◆ **GIVEN TASK**:
Select, from the data, each line where "standalone" occurs.

◆ **DATASET RECORDS**:
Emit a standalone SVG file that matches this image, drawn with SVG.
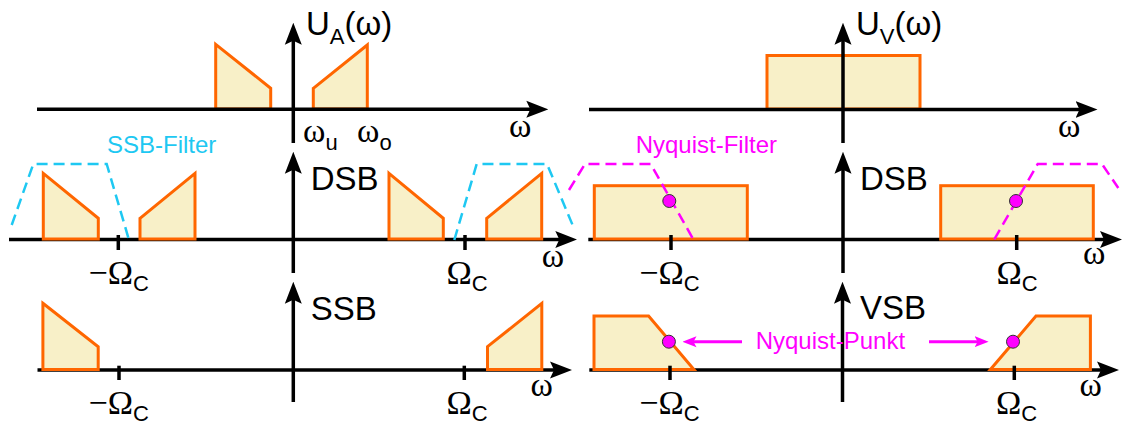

==

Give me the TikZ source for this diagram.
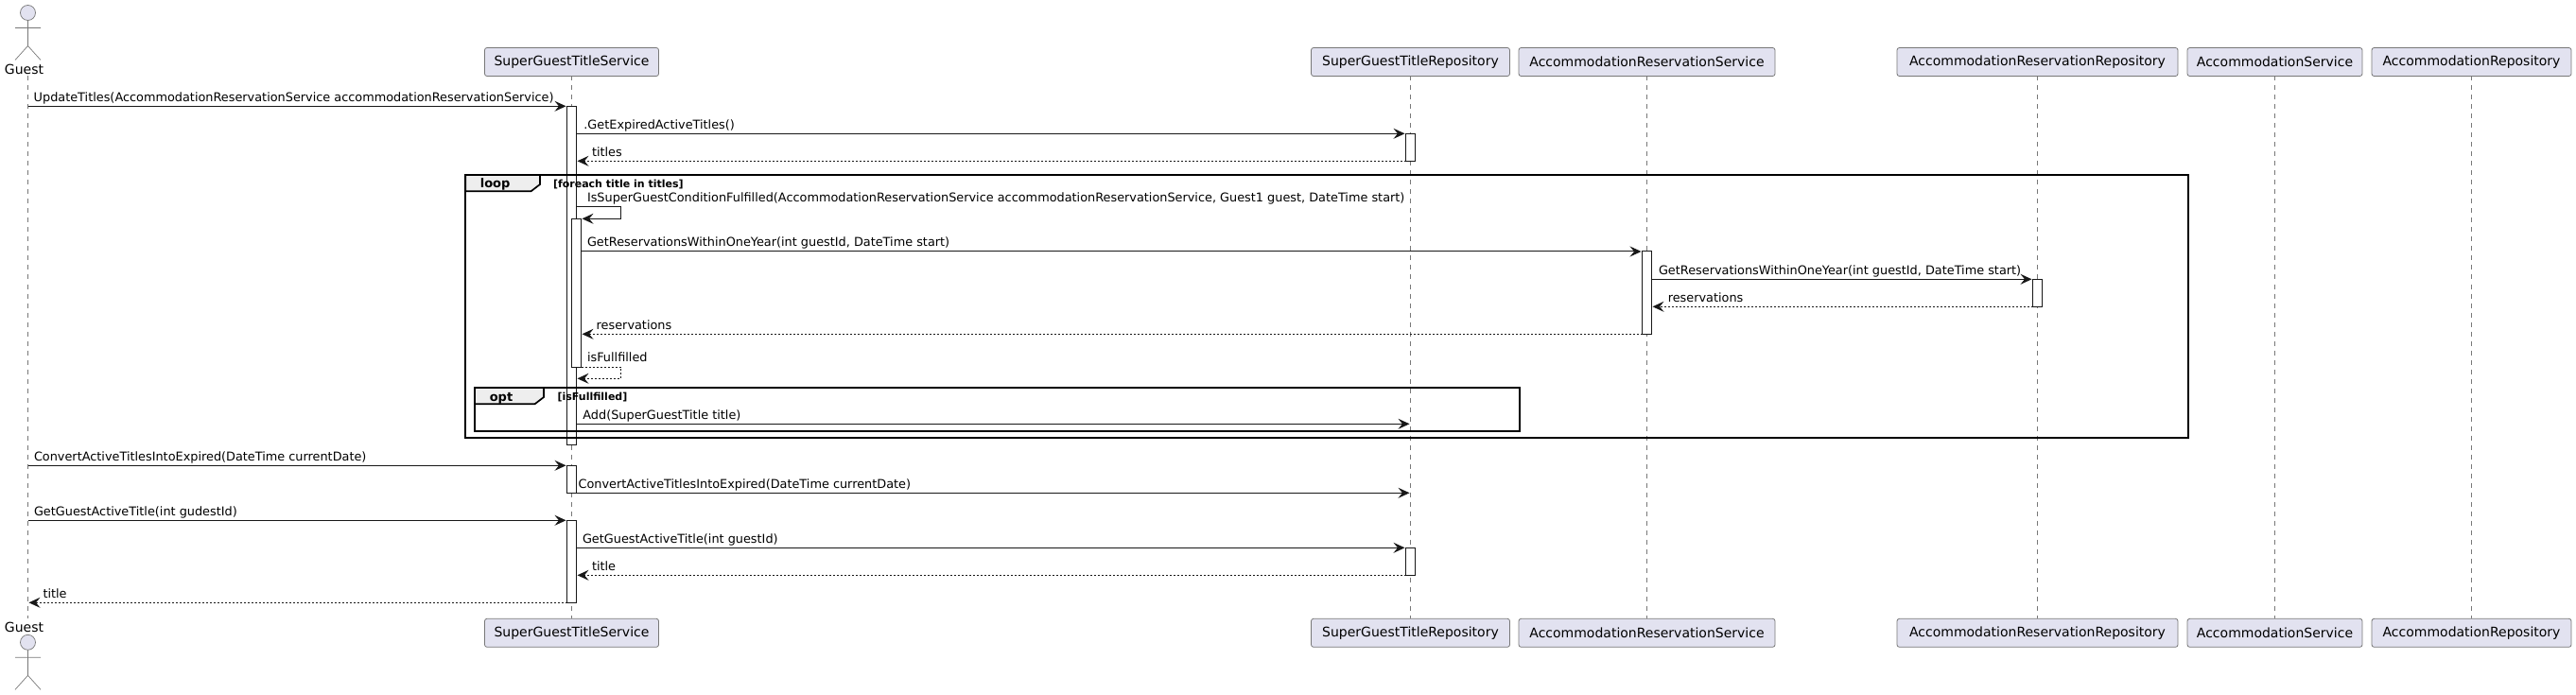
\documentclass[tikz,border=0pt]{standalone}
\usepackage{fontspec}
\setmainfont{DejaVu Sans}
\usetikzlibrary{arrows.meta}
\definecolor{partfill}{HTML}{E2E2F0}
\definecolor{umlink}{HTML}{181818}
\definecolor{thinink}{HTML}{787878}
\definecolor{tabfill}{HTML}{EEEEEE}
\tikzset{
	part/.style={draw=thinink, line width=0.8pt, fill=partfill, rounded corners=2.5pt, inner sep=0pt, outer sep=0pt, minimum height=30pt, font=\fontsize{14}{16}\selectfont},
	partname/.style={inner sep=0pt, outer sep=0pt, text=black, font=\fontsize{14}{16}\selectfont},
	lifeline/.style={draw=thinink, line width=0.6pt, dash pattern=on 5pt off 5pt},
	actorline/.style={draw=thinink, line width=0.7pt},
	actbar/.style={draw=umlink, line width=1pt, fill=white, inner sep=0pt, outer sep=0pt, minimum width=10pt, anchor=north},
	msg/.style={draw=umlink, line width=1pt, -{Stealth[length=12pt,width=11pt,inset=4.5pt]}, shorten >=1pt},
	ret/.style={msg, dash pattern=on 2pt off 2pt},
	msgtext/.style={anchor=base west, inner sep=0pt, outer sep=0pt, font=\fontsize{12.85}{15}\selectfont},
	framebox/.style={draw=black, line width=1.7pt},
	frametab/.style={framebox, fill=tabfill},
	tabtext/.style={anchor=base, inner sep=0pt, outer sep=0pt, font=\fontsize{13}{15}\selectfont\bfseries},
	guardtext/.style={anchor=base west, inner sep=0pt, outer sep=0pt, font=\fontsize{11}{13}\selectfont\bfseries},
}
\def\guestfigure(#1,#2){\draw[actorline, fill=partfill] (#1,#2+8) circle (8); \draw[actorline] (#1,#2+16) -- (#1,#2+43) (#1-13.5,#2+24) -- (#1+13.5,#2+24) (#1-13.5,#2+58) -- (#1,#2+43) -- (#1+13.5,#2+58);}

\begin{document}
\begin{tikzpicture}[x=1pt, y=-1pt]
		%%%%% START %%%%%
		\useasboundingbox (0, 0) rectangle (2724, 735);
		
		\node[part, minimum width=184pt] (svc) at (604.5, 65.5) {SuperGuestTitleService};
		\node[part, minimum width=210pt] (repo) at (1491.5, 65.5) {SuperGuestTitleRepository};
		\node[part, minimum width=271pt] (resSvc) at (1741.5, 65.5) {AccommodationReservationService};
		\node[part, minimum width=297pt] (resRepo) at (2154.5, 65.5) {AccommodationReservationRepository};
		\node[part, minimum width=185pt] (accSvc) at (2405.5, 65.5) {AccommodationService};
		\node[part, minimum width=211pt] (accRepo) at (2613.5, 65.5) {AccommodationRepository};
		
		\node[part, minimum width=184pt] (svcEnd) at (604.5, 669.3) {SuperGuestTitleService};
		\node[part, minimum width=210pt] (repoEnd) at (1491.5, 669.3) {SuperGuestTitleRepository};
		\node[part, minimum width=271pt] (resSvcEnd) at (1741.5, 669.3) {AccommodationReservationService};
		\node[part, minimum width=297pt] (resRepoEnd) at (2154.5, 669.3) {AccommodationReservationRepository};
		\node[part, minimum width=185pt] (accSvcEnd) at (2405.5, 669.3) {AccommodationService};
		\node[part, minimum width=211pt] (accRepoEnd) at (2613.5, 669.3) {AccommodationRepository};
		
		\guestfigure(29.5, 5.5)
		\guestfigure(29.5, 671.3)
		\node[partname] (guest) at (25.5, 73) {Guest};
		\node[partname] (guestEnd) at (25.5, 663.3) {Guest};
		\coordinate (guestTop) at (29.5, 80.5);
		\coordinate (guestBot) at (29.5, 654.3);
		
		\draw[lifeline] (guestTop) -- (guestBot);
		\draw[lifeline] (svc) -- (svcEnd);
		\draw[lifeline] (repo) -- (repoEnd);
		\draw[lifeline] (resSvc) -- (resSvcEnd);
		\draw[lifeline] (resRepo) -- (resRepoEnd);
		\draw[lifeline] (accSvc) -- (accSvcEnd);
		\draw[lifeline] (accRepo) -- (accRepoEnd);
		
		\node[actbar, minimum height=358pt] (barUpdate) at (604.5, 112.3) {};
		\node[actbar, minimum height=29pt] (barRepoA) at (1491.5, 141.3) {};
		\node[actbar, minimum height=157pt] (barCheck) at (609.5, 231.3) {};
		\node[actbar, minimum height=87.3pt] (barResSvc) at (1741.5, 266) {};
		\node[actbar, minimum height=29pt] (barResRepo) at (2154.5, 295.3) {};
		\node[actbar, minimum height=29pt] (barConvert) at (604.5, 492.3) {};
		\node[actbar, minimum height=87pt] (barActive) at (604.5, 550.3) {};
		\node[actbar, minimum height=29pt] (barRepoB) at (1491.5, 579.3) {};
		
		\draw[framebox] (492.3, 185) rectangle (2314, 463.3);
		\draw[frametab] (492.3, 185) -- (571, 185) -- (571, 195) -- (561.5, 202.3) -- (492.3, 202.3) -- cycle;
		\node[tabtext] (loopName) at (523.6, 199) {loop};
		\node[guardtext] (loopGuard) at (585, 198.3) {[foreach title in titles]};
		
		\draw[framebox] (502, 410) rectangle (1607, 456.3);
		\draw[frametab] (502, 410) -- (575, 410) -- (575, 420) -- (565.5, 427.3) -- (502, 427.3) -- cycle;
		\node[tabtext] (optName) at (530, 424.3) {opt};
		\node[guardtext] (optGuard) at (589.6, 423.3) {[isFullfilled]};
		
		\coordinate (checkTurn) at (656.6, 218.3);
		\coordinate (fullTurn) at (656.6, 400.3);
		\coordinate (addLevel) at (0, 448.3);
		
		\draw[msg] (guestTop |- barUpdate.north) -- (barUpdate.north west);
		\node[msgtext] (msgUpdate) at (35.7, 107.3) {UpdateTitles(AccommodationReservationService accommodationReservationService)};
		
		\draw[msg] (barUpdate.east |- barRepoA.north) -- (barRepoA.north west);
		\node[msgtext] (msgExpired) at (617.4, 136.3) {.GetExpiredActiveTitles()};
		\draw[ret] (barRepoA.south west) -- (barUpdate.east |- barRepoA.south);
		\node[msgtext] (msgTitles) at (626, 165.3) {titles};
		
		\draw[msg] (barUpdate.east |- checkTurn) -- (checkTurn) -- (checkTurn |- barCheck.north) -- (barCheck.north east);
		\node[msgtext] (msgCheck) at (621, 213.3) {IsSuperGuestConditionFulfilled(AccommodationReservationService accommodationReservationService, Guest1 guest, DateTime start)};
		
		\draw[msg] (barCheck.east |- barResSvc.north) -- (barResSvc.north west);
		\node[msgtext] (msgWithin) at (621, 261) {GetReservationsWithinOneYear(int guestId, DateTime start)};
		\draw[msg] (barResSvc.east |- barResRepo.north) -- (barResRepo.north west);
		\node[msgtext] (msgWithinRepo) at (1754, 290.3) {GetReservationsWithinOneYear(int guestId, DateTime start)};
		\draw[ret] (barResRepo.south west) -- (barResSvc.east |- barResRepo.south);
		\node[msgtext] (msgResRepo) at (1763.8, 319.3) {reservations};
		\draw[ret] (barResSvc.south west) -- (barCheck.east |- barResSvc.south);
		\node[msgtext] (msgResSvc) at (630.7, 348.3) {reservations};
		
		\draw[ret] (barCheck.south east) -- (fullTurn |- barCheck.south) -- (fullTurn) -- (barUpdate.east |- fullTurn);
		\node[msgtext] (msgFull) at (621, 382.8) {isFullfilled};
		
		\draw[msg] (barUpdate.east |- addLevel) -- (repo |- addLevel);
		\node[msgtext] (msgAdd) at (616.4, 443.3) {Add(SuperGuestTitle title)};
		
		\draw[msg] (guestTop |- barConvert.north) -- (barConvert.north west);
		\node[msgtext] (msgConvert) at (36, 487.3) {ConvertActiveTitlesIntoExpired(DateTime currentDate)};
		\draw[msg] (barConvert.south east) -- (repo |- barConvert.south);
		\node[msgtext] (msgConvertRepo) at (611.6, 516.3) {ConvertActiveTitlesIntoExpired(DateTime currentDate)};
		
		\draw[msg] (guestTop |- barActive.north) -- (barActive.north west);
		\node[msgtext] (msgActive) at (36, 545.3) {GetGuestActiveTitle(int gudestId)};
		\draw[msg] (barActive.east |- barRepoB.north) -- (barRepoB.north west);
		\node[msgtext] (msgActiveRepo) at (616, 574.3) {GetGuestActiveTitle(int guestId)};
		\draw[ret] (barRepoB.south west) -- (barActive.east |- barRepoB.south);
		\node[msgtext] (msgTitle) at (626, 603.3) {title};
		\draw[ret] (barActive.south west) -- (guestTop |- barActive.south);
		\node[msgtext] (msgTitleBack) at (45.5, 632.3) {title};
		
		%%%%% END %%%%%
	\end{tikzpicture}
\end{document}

◆ **WORKED ANSWER**:
Emit a standalone SVG file that matches this image, drawn with SVG.
\documentclass[tikz,border=0pt]{standalone}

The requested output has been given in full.